I just made the output customizable. The reports looked the same as what the client was used to, but it saved hundreds of man hours for the users. A lot of people got laid off.
Networking standards started picking winners during the PC revolution of the 80’s and 90’s. Ethernet, with the first standards announced in 1983, ended up beating out pretty much other LAN standard at the physical layer (physical plugs, voltages and other ways of indicating signals) and the data link layer (the structure of a MAC address or an Ethernet frame). And this series of standards been improved many times over, with meta standards about how to deal with so many generations of standards through autonegotiation and backwards compatibility.
We generally expect Ethernet to just work, at the highest speeds the hardware is capable of supporting.
emacs is everything
Except fast.
It just needs a good text editor, is all.
When the standard is a big interoperability push that leverages MORE functionality as a bribe to be implemented.
This is how USB (plug & play!), Bluetooth (wireless headset!), HDMI (high def, single cable!) , and USB-C (both sides are good!) all beat the entrenched pseudo standards.
The way I see it, it’s not so much an issue of making something that’s better than the other standards. It’s really about getting your standard into actual use and hitting critical mass which makes all the other standards irrelevant.

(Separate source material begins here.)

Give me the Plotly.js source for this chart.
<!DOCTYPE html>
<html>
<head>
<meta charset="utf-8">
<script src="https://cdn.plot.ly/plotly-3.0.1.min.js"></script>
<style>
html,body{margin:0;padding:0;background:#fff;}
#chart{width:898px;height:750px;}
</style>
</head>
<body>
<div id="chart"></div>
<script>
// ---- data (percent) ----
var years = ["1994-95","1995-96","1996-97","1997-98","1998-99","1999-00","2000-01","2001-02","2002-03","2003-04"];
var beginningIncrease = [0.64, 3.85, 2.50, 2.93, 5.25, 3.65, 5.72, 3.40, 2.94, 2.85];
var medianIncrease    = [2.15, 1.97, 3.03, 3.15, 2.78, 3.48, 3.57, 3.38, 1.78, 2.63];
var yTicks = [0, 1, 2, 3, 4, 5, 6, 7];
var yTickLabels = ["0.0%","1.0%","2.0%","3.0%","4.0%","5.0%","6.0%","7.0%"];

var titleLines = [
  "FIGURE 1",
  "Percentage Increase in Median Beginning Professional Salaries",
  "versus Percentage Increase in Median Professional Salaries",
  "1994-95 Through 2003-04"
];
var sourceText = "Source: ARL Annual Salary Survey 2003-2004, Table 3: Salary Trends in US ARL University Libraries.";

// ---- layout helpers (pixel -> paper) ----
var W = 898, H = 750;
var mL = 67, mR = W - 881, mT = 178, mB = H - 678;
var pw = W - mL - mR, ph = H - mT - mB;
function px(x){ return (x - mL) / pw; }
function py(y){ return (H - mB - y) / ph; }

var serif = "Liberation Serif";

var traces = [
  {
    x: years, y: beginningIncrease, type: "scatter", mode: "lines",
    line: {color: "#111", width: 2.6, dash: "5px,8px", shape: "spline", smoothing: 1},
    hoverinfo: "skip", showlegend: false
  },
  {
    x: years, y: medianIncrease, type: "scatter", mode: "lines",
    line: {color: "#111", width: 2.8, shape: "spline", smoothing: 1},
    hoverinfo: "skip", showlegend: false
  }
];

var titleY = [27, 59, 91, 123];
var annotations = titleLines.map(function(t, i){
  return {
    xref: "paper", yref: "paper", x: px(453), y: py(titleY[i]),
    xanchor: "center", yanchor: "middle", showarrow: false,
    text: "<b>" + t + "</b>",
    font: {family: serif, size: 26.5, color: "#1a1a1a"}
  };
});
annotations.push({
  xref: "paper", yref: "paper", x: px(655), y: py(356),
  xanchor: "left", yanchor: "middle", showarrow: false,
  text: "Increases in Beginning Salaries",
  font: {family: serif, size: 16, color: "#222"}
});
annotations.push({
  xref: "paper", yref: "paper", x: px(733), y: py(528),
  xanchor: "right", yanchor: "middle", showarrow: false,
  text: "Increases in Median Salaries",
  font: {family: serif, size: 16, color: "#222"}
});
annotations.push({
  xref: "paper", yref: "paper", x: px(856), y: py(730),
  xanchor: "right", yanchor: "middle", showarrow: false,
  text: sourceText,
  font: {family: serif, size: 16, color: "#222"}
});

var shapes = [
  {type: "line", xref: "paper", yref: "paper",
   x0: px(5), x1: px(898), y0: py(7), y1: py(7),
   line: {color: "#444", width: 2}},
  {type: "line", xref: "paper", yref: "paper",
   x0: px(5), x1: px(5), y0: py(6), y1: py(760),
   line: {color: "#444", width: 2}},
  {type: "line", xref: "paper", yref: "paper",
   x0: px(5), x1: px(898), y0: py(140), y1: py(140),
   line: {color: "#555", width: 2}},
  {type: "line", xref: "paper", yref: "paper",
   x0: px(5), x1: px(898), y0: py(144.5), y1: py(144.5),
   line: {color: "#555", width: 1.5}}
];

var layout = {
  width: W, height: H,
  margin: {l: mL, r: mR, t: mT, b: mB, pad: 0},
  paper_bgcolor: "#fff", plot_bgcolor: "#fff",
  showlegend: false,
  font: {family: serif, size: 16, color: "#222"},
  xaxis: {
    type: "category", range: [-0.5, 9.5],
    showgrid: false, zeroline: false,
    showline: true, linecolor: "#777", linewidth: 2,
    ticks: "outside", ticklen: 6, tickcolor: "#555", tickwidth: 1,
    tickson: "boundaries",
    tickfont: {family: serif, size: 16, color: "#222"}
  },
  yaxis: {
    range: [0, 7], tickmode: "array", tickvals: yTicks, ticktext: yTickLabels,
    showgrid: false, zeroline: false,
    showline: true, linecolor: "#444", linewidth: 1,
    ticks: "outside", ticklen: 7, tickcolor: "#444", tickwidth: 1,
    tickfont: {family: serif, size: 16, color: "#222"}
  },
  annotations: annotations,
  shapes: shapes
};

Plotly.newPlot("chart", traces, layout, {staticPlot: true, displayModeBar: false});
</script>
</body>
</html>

see also: NACS (yep that’s a Tesla plug in a standards agreement)
Yeah. No standard covers all use cases. It’s just best to have one standard that makes a lot of compromises.
Email, as far as im aware there isn’t some alternative email standard (messaging services, whatsapp, signal, sms, etc do not count imo as I believe they serve a different purpose than email)

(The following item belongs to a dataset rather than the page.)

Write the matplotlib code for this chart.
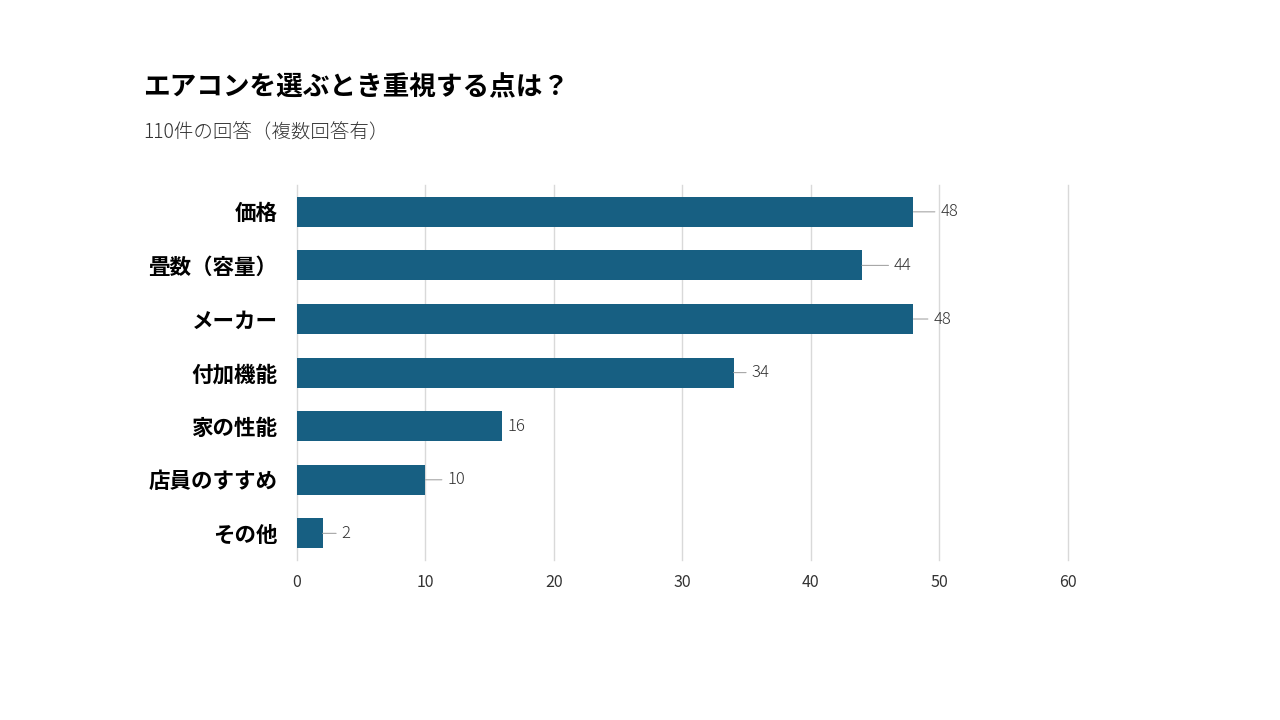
import matplotlib
matplotlib.use("Agg")
import matplotlib.pyplot as plt

plt.rcParams['font.family'] = ['Noto Sans CJK JP', 'DejaVu Sans']

categories = ["価格", "畳数（容量）", "メーカー", "付加機能", "家の性能", "店員のすすめ", "その他"]
values = [48, 44, 48, 34, 16, 10, 2]
xticks = [0, 10, 20, 30, 40, 50, 60]
# label offsets (pixels) from bar end, matching manually placed labels
label_offsets = [27, 32, 20, 18, 5, 22, 19]

title = "エアコンを選ぶとき重視する点は？"
subtitle = "110件の回答（複数回答有）"

bar_color = "#175F82"

fig = plt.figure(figsize=(12.8, 7.2), dpi=100)
ax = fig.add_axes([0.232, 0.222, 0.602, 0.521])

y = list(range(len(categories)))
ax.barh(y, values, height=0.56, color=bar_color, zorder=3)
ax.set_ylim(len(categories) - 0.5, -0.5)
ax.set_xlim(0, 60)
ax.set_xticks(xticks)
ax.set_xticklabels([str(t) for t in xticks], fontsize=11.5, color="#333333")
ax.set_yticks(y)
ax.set_yticklabels(categories, fontsize=15.5, fontweight="bold", color="#000000")
ax.tick_params(axis="y", length=0, pad=14)
ax.tick_params(axis="x", length=0, pad=10)
ax.grid(axis="x", color="#D9D9D9", linewidth=1, zorder=0)
for gl in ax.get_xgridlines():
    gl.set_clip_on(False)
for s in ax.spines.values():
    s.set_visible(False)

for yi, v, off in zip(y, values, label_offsets):
    ax.annotate(str(v), xy=(v, yi), xytext=(off, 0), textcoords="offset pixels",
                ha="left", va="center", fontsize=12, color="#333333", fontweight="light",
                arrowprops=dict(arrowstyle="-", color="#A6A6A6", lw=0.8,
                                shrinkA=2, shrinkB=0) if off > 8 else None)

fig.text(143 / 1280, 1 - 88 / 720, title, fontsize=19.2, fontweight="bold",
         ha="left", va="center", color="#000000")
fig.text(143 / 1280, 1 - 133 / 720, subtitle, fontsize=14, fontweight="light",
         ha="left", va="center", color="#333333")

fig.savefig("out.png", dpi=100)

DNS, while there are alternative root servers, they still fundamentally rely on the dns protocol.
TCP/IP, when the internet was first starting, this was not the only standard in use, but now it is (to my knowledge).
I thought about this for longer than I should’ve for a comment on a random post, but this is all I could think of lol.
edit: grammar
TCP/IP isnt the only standard in use even today. UDP/IP is the other big one and there’s a few smaller protocols hanging around like utp.
TCP/IP is not the same as TCP, and UDP/IP doesn’t exist
Wat.
Lol. Dont waste peoples time in the future thanks!
You’re saying I’m wrong?
Ah, I shouldve been more clear. I didnt just mean tcp specifically, I meant IP as a whole, for an example of a competing standard see x.25.
Funny enough, that wikipedia article mentions that x.25 is still in use by the aviation industry, and after a quick search it seems it is! So I guess Im still wrong lol.
You can probably throw Ethernet in there as well then, unless there’s anyone out there rocking a Lemmy instance on token ring…
I remember token ring settings in our family Mac in the early 90s. We eventually got broadband and my carpenter dad wired the house for Ethernet in around 98. He was cool dad at the time and way more tech savvy than anyone expected.
Ipv4 vs ipv6 🫠
fair enough!
We also have I2P now.
!! i was not aware of I2P. what a wonderful network.
that’s a different layer, it’s not transport but a network protocol. it “competes” with IP
Dont think we need to make that distinction here. :) correct of course but ip vs i2p, tcp vs udp vs utp, etc are all different layers of the same domain.
Chess, there’s so many wonderful ways to play.
Also, playing cards. Every casino and basement house party uses the same 52 card deck. It’s sold in airports all over the world.